__TASK REQUIREMENTS__
Pull out exactly the lines from the line containing "Reproduce this chart with Bokeh." to the line containing "from bokeh.resources import INLINE", both lines included, with pictures removed from the copy.

__DATASET CONTENT__

····················

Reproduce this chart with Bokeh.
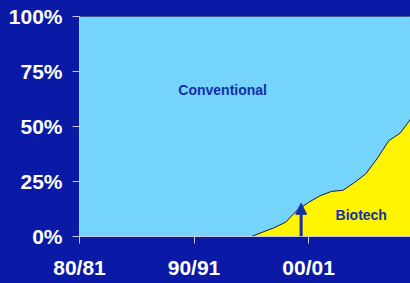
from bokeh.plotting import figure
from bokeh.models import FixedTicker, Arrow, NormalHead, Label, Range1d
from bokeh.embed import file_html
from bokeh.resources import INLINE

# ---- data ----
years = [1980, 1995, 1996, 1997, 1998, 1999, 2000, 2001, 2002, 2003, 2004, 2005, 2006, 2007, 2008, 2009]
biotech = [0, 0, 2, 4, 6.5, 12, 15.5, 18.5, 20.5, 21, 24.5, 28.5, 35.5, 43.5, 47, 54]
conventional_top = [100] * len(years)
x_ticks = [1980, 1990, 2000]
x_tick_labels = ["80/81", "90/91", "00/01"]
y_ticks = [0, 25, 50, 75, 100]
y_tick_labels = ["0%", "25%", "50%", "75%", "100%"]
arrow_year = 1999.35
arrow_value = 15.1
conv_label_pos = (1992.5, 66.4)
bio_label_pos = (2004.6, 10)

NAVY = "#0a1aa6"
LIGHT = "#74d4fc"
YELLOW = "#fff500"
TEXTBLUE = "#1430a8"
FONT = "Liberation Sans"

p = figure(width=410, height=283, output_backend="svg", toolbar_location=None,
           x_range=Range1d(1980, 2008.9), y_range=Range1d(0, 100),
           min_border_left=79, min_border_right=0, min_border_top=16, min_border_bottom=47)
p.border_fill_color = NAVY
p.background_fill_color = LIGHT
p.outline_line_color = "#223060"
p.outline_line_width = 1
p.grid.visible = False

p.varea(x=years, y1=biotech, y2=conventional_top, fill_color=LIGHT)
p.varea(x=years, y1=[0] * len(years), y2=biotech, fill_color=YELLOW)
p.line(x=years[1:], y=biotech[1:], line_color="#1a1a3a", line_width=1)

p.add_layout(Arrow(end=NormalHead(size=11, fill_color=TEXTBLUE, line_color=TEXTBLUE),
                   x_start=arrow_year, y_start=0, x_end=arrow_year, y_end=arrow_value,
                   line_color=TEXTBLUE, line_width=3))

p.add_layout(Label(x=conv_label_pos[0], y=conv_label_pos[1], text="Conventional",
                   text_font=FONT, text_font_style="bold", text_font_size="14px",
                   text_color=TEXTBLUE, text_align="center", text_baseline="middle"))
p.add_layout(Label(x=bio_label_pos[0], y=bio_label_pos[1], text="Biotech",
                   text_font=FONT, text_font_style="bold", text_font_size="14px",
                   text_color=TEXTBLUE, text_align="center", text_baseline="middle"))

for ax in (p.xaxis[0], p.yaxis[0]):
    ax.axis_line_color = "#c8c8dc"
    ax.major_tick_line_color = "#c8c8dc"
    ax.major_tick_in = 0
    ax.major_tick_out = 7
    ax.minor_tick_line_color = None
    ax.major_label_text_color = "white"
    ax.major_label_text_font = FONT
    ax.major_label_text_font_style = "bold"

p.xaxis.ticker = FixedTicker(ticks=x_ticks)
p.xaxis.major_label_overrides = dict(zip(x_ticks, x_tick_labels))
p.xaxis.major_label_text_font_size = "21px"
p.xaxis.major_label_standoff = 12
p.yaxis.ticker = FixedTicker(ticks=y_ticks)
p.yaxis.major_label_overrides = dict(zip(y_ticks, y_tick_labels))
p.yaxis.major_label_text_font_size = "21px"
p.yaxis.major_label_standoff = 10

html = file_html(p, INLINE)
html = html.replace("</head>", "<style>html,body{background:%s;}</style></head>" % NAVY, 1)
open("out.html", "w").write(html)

····················

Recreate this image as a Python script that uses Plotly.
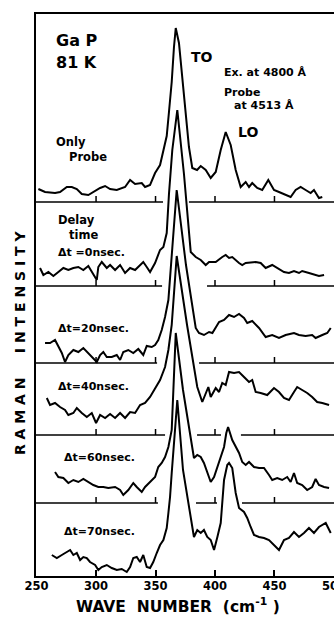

····················

__REPLY TO THE EXERCISE__
Reproduce this chart with Bokeh.
from bokeh.plotting import figure
from bokeh.models import FixedTicker, Arrow, NormalHead, Label, Range1d
from bokeh.embed import file_html
from bokeh.resources import INLINE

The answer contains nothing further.